Developer Notes

Adding a New Datasource (Example: DataSaaS)

Graph ingestion can support any datasource as long as the input schema is consistent with what the ingest specs expect. The storage/transport format (for example JSON file, SQLite rows, or another source) is an implementation detail.

Use DataSaaS as a generic example datasource. The same approach works for any new source.

Schema-First Principle

Design your datasource around a stable schema contract:

predictable IDs for merge keys
consistent field names/types
repeatable relationship identifiers

When these are stable, the same spec-driven ingestion model works regardless of where the data came from.

DataSaaS Integration Checklist

1) Add constants

Update src/graph/config/constants.yaml:

Add any new labels under LABELS (for example DataSaaSTenant, DataSaaSUser, DataSaaSAsset)
Add any new relationships under REL (for example HAS_ACCOUNT, HAS_ASSET)

These values are rendered into templates through Tera context at load time.
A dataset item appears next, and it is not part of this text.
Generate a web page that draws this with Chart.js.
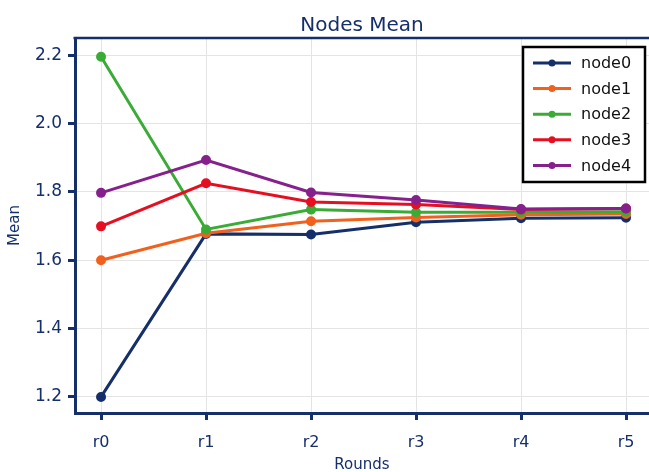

2) Add datasource spec files

Create a new folder under src/graph/config, for example:

src/graph/config/datasaas/

Add one or more .tera.yaml files.

Example spec (src/graph/config/datasaas/tenants.tera.yaml):

name: "DataSaaS Tenants"
label: "{{ LABELS.DataSaaSTenant }}"
table_name: "datasaas_entities"
properties:
  - "/id"
  - "/name"
  - "/status"
cypher: |
  UNWIND $batch AS row
  MERGE (obj:{{ LABELS.DataSaaSTenant }} {id: toLower(row.id)})
  SET obj += {
    name: row.name,
    status: row.status
  }
  RETURN count(obj) AS count

3) Add spec Rust types

Add a new module under src/graph/specs/datasaas/ similar to Azure/Tailscale:

mod.rs
types.rs

Your types.rs should derive Deserialize and implement SpecTrait.

4) Register spec config

Update src/graph/specs/configs.rs:

Add a SpecConfig for DataSaaS path prefix (for example datasaas/)
Include it in ALL_SPEC_CONFIGS in desired ingestion order

5) Extend registry and loader

Update src/graph/specs/factory.rs:

Add a Vec<YourDataSaaSSpecType> field to SpecRegistry
Load that spec set in load_all_specs()
Add error aggregation consistent with existing loaders

6) Add ingest type and dispatcher

Update src/graph/ingest/ingestor.rs:

Add a new IngestType enum value (for example DataSaas)
Add a match arm in run() to call your processing function

7) Implement ingestion logic

Add src/graph/ingest/datasaas.rs and wire it in src/graph/ingest/mod.rs.

Choose any input adapter that produces the expected schema shape consumed by specs
Keep parsing/normalization in the adapter layer and keep spec Cypher focused on graph mapping
Reuse create_constraints_and_indexes_by_spec for any non-empty labels

8) Expose CLI support

Because IngestType is a clap::ValueEnum, adding a new enum variant automatically surfaces a new --type value in cirro graph ingest.

Example:

cirro graph ingest --type datasaas --file datasaas_export.json

9) Keep docs aligned

When adding a datasource, update docs in parallel:

docs/analysis node and edge docs for new labels/relationships
docs/usage/cirro-graph.md for new ingest --type values
docs/architecture.md if ingestion flow assumptions change

Practical Guidance

Start with 1–2 minimal specs and validate graph shape first.
Keep relationship names specific instead of generic.
Prefer stable IDs and lowercase normalization for merge keys.
Use post-processing specs in src/graph/config/post_processing/ only for cross-cutting cleanup/enrichment.